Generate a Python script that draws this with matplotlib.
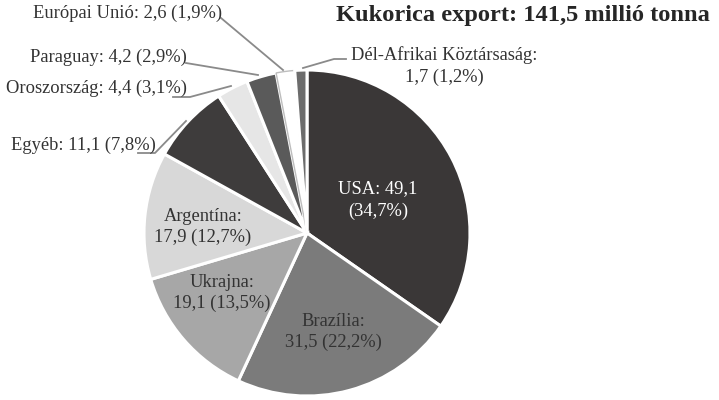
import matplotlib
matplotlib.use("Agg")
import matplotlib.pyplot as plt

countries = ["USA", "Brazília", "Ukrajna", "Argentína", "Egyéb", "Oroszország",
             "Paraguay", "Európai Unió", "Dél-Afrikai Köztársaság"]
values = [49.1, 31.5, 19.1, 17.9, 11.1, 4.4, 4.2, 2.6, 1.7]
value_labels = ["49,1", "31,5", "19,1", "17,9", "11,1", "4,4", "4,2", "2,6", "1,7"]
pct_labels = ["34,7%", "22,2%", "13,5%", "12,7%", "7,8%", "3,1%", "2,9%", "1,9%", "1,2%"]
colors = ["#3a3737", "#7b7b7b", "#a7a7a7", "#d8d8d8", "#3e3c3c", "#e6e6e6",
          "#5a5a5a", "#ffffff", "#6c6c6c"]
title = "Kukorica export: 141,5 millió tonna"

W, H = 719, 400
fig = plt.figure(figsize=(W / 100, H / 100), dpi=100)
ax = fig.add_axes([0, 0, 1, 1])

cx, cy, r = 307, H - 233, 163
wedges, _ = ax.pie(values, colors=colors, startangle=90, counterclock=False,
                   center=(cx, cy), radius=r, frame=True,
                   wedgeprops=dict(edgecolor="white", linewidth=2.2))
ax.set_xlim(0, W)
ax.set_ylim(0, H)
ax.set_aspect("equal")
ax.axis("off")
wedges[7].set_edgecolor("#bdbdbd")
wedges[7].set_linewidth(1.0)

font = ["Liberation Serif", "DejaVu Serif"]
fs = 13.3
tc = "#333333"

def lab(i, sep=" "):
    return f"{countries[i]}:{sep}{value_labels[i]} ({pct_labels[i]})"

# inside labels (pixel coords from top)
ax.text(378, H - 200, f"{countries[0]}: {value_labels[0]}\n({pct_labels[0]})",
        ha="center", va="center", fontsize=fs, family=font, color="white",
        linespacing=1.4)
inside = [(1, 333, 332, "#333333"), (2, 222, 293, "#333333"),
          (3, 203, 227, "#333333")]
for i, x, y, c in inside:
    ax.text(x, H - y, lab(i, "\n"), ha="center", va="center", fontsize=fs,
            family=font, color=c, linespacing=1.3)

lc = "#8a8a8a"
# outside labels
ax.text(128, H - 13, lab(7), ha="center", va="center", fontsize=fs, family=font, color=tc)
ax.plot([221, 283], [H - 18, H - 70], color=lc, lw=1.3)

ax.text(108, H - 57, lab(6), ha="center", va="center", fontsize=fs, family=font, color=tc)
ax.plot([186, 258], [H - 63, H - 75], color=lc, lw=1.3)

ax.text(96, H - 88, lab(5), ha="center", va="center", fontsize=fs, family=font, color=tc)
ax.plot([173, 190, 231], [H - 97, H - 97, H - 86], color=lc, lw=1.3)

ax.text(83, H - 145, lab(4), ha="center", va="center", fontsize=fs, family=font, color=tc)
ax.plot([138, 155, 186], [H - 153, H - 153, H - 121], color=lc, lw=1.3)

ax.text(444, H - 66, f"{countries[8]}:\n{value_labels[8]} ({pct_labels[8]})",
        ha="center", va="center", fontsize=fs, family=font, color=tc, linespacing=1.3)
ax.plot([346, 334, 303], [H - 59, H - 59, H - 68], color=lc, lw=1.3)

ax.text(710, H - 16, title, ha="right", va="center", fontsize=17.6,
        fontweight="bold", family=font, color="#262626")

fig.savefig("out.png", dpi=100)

* _WRITTEN PROBLEM_:
Skip the pictures and restate exactly the lines from the beginning of the listing to the line with "ax = fig.add_axes([0, 0, 1, 1])", that line included.

* _WRITTEN RESPONSE_:
Generate a Python script that draws this with matplotlib.
import matplotlib
matplotlib.use("Agg")
import matplotlib.pyplot as plt

countries = ["USA", "Brazília", "Ukrajna", "Argentína", "Egyéb", "Oroszország",
             "Paraguay", "Európai Unió", "Dél-Afrikai Köztársaság"]
values = [49.1, 31.5, 19.1, 17.9, 11.1, 4.4, 4.2, 2.6, 1.7]
value_labels = ["49,1", "31,5", "19,1", "17,9", "11,1", "4,4", "4,2", "2,6", "1,7"]
pct_labels = ["34,7%", "22,2%", "13,5%", "12,7%", "7,8%", "3,1%", "2,9%", "1,9%", "1,2%"]
colors = ["#3a3737", "#7b7b7b", "#a7a7a7", "#d8d8d8", "#3e3c3c", "#e6e6e6",
          "#5a5a5a", "#ffffff", "#6c6c6c"]
title = "Kukorica export: 141,5 millió tonna"

W, H = 719, 400
fig = plt.figure(figsize=(W / 100, H / 100), dpi=100)
ax = fig.add_axes([0, 0, 1, 1])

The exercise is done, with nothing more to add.